Thrasher’s Editor-in-Chief Jake Phelps, who died last week aged 56, was one of skateboarding’s most influential characters. Under his stewardship, the magazine and the brand it spawned became the summation of skateboarding’s commercially canny, fuck-you essence. Ed Templeton mourns and remembers.

Jake Phelps was abrasive, just like skateboarding. Through Thrasher Magazine, where for 26 years he was editor in chief, he helped promote a quintessential punk style and attitude to the skate masses that made skateboarding what it is today.

With Jake, you had to take the rough with the smooth, and at any given moment you never knew what you might get from him. He kept you on your toes. He played guitar in a punk band with Tony Trujillo called Bad Shit. He battled with drugs and alcohol, and he was so committed that skateboarding battered his body. I honestly don’t know how he did it for so long the hard way he did it.

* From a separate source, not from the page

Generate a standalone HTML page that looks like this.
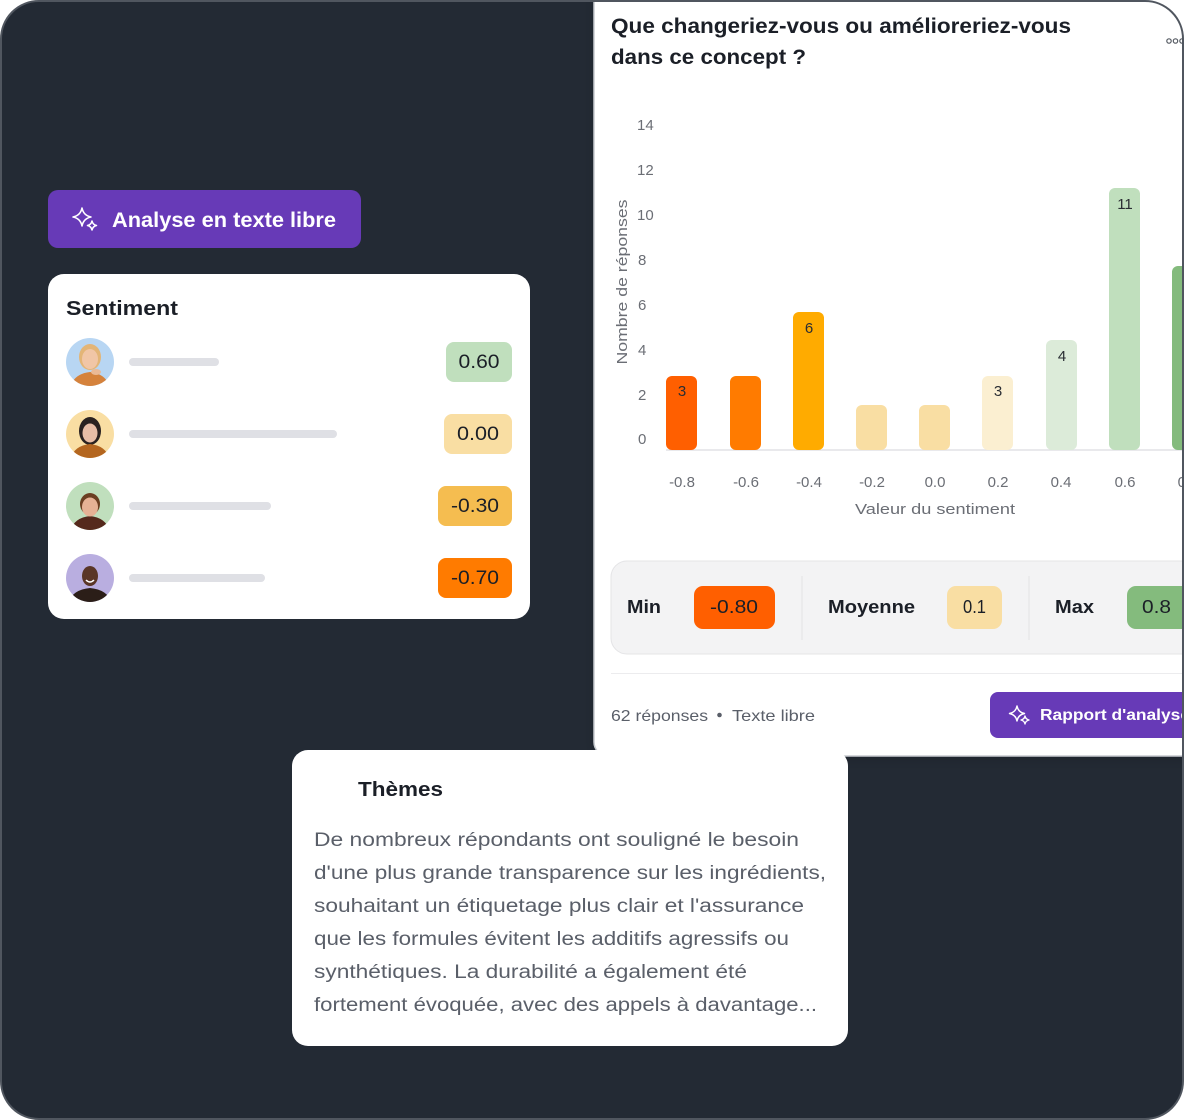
<!DOCTYPE html>
<html><head><meta charset="utf-8"><style>
html,body{margin:0;padding:0;background:#fff;}
svg{display:block;}
text{font-family:"Liberation Sans",sans-serif;}
</style></head><body>
<svg width="1184" height="1120" viewBox="0 0 1184 1120" xmlns="http://www.w3.org/2000/svg">
<defs>
  <clipPath id="frame"><rect x="1" y="1" width="1182" height="1118" rx="38"/></clipPath>
  <clipPath id="av1"><circle cx="90" cy="362" r="24"/></clipPath>
  <clipPath id="av2"><circle cx="90" cy="434" r="24"/></clipPath>
  <clipPath id="av3"><circle cx="90" cy="506" r="24"/></clipPath>
  <clipPath id="av4"><circle cx="90" cy="578" r="24"/></clipPath>
  <filter id="sh" x="-10%" y="-10%" width="120%" height="120%">
    <feDropShadow dx="0" dy="4" stdDeviation="6" flood-color="#000" flood-opacity="0.12"/>
  </filter>
</defs>

<rect x="1" y="1" width="1182" height="1118" rx="38" fill="#232a34"/>
<g clip-path="url(#frame)">

  <!-- Purple button -->
  <rect x="48" y="190" width="313" height="58" rx="10" fill="#673ab7"/>
  <g fill="none" stroke="#fff" stroke-width="1.6" stroke-linejoin="round">
    <path d="M82 208 Q83.5 215.5 91 217 Q83.5 218.5 82 226 Q80.5 218.5 73 217 Q80.5 215.5 82 208 Z"/>
    <path d="M92 221 Q92.8 224.7 96.5 225.5 Q92.8 226.3 92 230 Q91.2 226.3 87.5 225.5 Q91.2 224.7 92 221 Z"/>
  </g>
  <text x="112" y="227" font-size="21" font-weight="700" fill="#fff" textLength="224" lengthAdjust="spacingAndGlyphs">Analyse en texte libre</text>

  <!-- Sentiment card -->
  <rect x="48" y="274" width="482" height="345" rx="16" fill="#fff"/>
  <text x="66" y="315" font-size="20" font-weight="700" fill="#1b1f27" textLength="112" lengthAdjust="spacingAndGlyphs">Sentiment</text>

  <!-- avatar 1 -->
  <g clip-path="url(#av1)">
    <rect x="66" y="338" width="48" height="48" fill="#b8d6f3"/>
    <ellipse cx="90" cy="357" rx="11" ry="13" fill="#e3b577"/>
    <path d="M70 390 Q72 374 90 372 Q108 374 110 390 Z" fill="#d5823c"/>
    <ellipse cx="90" cy="359" rx="8" ry="10" fill="#f1c6a6"/>
    <ellipse cx="96" cy="372" rx="5" ry="3" fill="#eab996"/>
  </g>
  <!-- avatar 2 -->
  <g clip-path="url(#av2)">
    <rect x="66" y="410" width="48" height="48" fill="#f9dea3"/>
    <ellipse cx="90" cy="431" rx="11" ry="14" fill="#2a2220"/>
    <path d="M70 462 Q72 446 90 444 Q108 446 110 462 Z" fill="#b4661f"/>
    <ellipse cx="90" cy="433" rx="7.5" ry="9.5" fill="#e8bea6"/>
  </g>
  <!-- avatar 3 -->
  <g clip-path="url(#av3)">
    <rect x="66" y="482" width="48" height="48" fill="#c0dfbd"/>
    <path d="M70 534 Q72 518 90 516 Q108 518 110 534 Z" fill="#55291c"/>
    <ellipse cx="90" cy="504" rx="10" ry="11" fill="#6b3f22"/>
    <ellipse cx="90" cy="507" rx="8" ry="9.5" fill="#e6b295"/>
  </g>
  <!-- avatar 4 -->
  <g clip-path="url(#av4)">
    <rect x="66" y="554" width="48" height="48" fill="#b9aee0"/>
    <path d="M68 606 Q70 590 90 588 Q110 590 112 606 Z" fill="#2b1e18"/>
    <ellipse cx="90" cy="576" rx="8" ry="10" fill="#5a3627"/>
    <path d="M86 580 Q90 584 94 580" stroke="#fff" stroke-width="1.5" fill="none"/>
  </g>

  <rect x="129" y="358" width="90" height="8" rx="4" fill="#dfe0e5"/>
  <rect x="129" y="430" width="208" height="8" rx="4" fill="#dfe0e5"/>
  <rect x="129" y="502" width="142" height="8" rx="4" fill="#dfe0e5"/>
  <rect x="129" y="574" width="136" height="8" rx="4" fill="#dfe0e5"/>

  <rect x="446" y="342" width="66" height="40" rx="8" fill="#c0dfbd"/>
  <text x="479" y="368" font-size="19" fill="#1b1f27" text-anchor="middle" textLength="41" lengthAdjust="spacingAndGlyphs">0.60</text>
  <rect x="444" y="414" width="68" height="40" rx="8" fill="#f9dea3"/>
  <text x="478" y="440" font-size="19" fill="#1b1f27" text-anchor="middle" textLength="42" lengthAdjust="spacingAndGlyphs">0.00</text>
  <rect x="438" y="486" width="74" height="40" rx="8" fill="#f5bd50"/>
  <text x="475" y="512" font-size="19" fill="#1b1f27" text-anchor="middle" textLength="48" lengthAdjust="spacingAndGlyphs">-0.30</text>
  <rect x="438" y="558" width="74" height="40" rx="8" fill="#ff7b00"/>
  <text x="475" y="584" font-size="19" fill="#1b1f27" text-anchor="middle" textLength="48" lengthAdjust="spacingAndGlyphs">-0.70</text>

  <!-- Chart card -->
  <rect x="594" y="-30" width="640" height="786" rx="14" fill="#fff" stroke="#c8cbd0" stroke-width="1.5" filter="url(#sh)"/>

  <text x="611" y="33" font-size="21" font-weight="700" fill="#1b1f27" textLength="460" lengthAdjust="spacingAndGlyphs">Que changeriez-vous ou amélioreriez-vous</text>
  <text x="611" y="64" font-size="21" font-weight="700" fill="#1b1f27" textLength="195" lengthAdjust="spacingAndGlyphs">dans ce concept ?</text>

  <g fill="none" stroke="#555a62" stroke-width="1.2">
    <circle cx="1169" cy="41" r="2.2"/><circle cx="1175.5" cy="41" r="2.2"/><circle cx="1182" cy="41" r="2.2"/>
  </g>

  <!-- y axis -->
  <g font-size="15" fill="#6b6e75">
    <text x="637" y="130">14</text>
    <text x="637" y="175">12</text>
    <text x="637" y="220">10</text>
    <text x="638" y="265">8</text>
    <text x="638" y="310">6</text>
    <text x="638" y="355">4</text>
    <text x="638" y="400">2</text>
    <text x="638" y="444">0</text>
  </g>
  <text transform="translate(627,282) rotate(-90)" font-size="15" fill="#6b6e75" text-anchor="middle" textLength="165" lengthAdjust="spacingAndGlyphs">Nombre de réponses</text>

  <line x1="666" y1="450" x2="1184" y2="450" stroke="#e2e2e6" stroke-width="1.5"/>

  <rect x="666" y="376" width="31" height="74" rx="6" fill="#ff5f00"/>
  <rect x="730" y="376" width="31" height="74" rx="6" fill="#ff7b00"/>
  <rect x="793" y="312" width="31" height="138" rx="6" fill="#ffab00"/>
  <rect x="856" y="405" width="31" height="45" rx="6" fill="#f9dea3"/>
  <rect x="919" y="405" width="31" height="45" rx="6" fill="#f9dea3"/>
  <rect x="982" y="376" width="31" height="74" rx="6" fill="#fbefd1"/>
  <rect x="1046" y="340" width="31" height="110" rx="6" fill="#dcebd9"/>
  <rect x="1109" y="188" width="31" height="262" rx="6" fill="#c0dfbd"/>
  <rect x="1172" y="266" width="31" height="184" rx="6" fill="#84bb7d"/>

  <g font-size="15" fill="#2a2d33" text-anchor="middle">
    <text x="682" y="396">3</text>
    <text x="809" y="333">6</text>
    <text x="998" y="396">3</text>
    <text x="1062" y="361">4</text>
    <text x="1125" y="209">11</text>
  </g>

  <g font-size="15" fill="#6b6e75" text-anchor="middle">
    <text x="682" y="487">-0.8</text>
    <text x="746" y="487">-0.6</text>
    <text x="809" y="487">-0.4</text>
    <text x="872" y="487">-0.2</text>
    <text x="935" y="487">0.0</text>
    <text x="998" y="487">0.2</text>
    <text x="1061" y="487">0.4</text>
    <text x="1125" y="487">0.6</text>
    <text x="1188" y="487">0.8</text>
  </g>
  <text x="935" y="514" font-size="15" fill="#6b6e75" text-anchor="middle" textLength="160" lengthAdjust="spacingAndGlyphs">Valeur du sentiment</text>

  <!-- Stats box -->
  <rect x="611" y="561" width="620" height="93" rx="16" fill="#f3f3f4" stroke="#e4e4e6" stroke-width="1"/>
  <line x1="802" y1="576" x2="802" y2="640" stroke="#e3e3e5" stroke-width="1"/>
  <line x1="1029" y1="576" x2="1029" y2="640" stroke="#e3e3e5" stroke-width="1"/>
  <text x="627" y="613" font-size="18" font-weight="700" fill="#1b1f27" textLength="34" lengthAdjust="spacingAndGlyphs">Min</text>
  <rect x="694" y="586" width="81" height="43" rx="9" fill="#ff5f00"/>
  <text x="734" y="613" font-size="18" fill="#1b1f27" text-anchor="middle" textLength="48" lengthAdjust="spacingAndGlyphs">-0.80</text>
  <text x="828" y="613" font-size="18" font-weight="700" fill="#1b1f27" textLength="87" lengthAdjust="spacingAndGlyphs">Moyenne</text>
  <rect x="947" y="586" width="55" height="43" rx="9" fill="#f9dea3"/>
  <text x="974.5" y="613" font-size="18" fill="#1b1f27" text-anchor="middle" textLength="23" lengthAdjust="spacingAndGlyphs">0.1</text>
  <text x="1055" y="613" font-size="18" font-weight="700" fill="#1b1f27" textLength="39" lengthAdjust="spacingAndGlyphs">Max</text>
  <rect x="1127" y="586" width="70" height="43" rx="9" fill="#84bb7d"/>
  <text x="1156.5" y="613" font-size="18" fill="#1b1f27" text-anchor="middle" textLength="29" lengthAdjust="spacingAndGlyphs">0.8</text>

  <line x1="611" y1="673.5" x2="1184" y2="673.5" stroke="#ececee" stroke-width="1"/>

  <text x="611" y="721" font-size="16" fill="#5a5f69" textLength="97" lengthAdjust="spacingAndGlyphs">62 réponses</text>
  <circle cx="719.5" cy="715" r="2.3" fill="#5a5f69"/>
  <text x="732" y="721" font-size="16" fill="#5a5f69" textLength="83" lengthAdjust="spacingAndGlyphs">Texte libre</text>

  <rect x="990" y="692" width="240" height="46" rx="8" fill="#673ab7"/>
  <g fill="none" stroke="#fff" stroke-width="1.4" stroke-linejoin="round">
    <path d="M1017 706 Q1018.2 712.3 1024.5 713.5 Q1018.2 714.7 1017 721 Q1015.8 714.7 1009.5 713.5 Q1015.8 712.3 1017 706 Z"/>
    <path d="M1025 716 Q1025.7 719.3 1029 720 Q1025.7 720.7 1025 724 Q1024.3 720.7 1021 720 Q1024.3 719.3 1025 716 Z"/>
  </g>
  <text x="1040" y="720" font-size="16" font-weight="700" fill="#fff" textLength="150" lengthAdjust="spacingAndGlyphs">Rapport d'analyse</text>

  <!-- Themes card -->
  <rect x="292" y="750" width="556" height="296" rx="16" fill="#fff"/>
  <text x="358" y="796" font-size="20" font-weight="700" fill="#1b1f27" textLength="85" lengthAdjust="spacingAndGlyphs">Thèmes</text>
  <g font-size="19" fill="#5a5f69">
    <text x="314" y="846" textLength="485" lengthAdjust="spacingAndGlyphs">De nombreux répondants ont souligné le besoin</text>
    <text x="314" y="879" textLength="512" lengthAdjust="spacingAndGlyphs">d'une plus grande transparence sur les ingrédients,</text>
    <text x="314" y="912" textLength="490" lengthAdjust="spacingAndGlyphs">souhaitant un étiquetage plus clair et l'assurance</text>
    <text x="314" y="945" textLength="475" lengthAdjust="spacingAndGlyphs">que les formules évitent les additifs agressifs ou</text>
    <text x="314" y="978" textLength="433" lengthAdjust="spacingAndGlyphs">synthétiques. La durabilité a également été</text>
    <text x="314" y="1011" textLength="503" lengthAdjust="spacingAndGlyphs">fortement évoquée, avec des appels à davantage...</text>
  </g>
</g>
<rect x="1" y="1" width="1182" height="1118" rx="38" fill="none" stroke="#50565f" stroke-width="2"/>
</svg>
</body></html>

The first time I met Jake Phelps was in 1990 when I was sent to Europe to compete in a bunch of skateboard contests. It was my first time to Europe and I realised once I landed in Germany that I had no idea where to go or how to get there. I wandered the airport hoping to see some other skaters going to the contests so I could ask them where to go. But Jake found me first. He yelled out from across the airport, “Ed Templeton!” – we had never met before. “Come with us.” It was as if he could sense I needed some help, and let me tag along with his crew on the way to the hotel where all the skaters were staying.

I never forgot that moment, and neither did he. It turned out to be typical of the kind of person he was. He may have been difficult to deal with, but he had your back and cared deeply about the way skateboarding was perceived. He had a nearly photographic memory and an encyclopaedic knowledge of skateboarding. He would recall some amazingly obscure details about your life when he saw you, anything that had ever been published in a magazine or in a video was seemingly logged into his head.

Jake’s spirit will live on. And his mark on skateboarding is undeniable.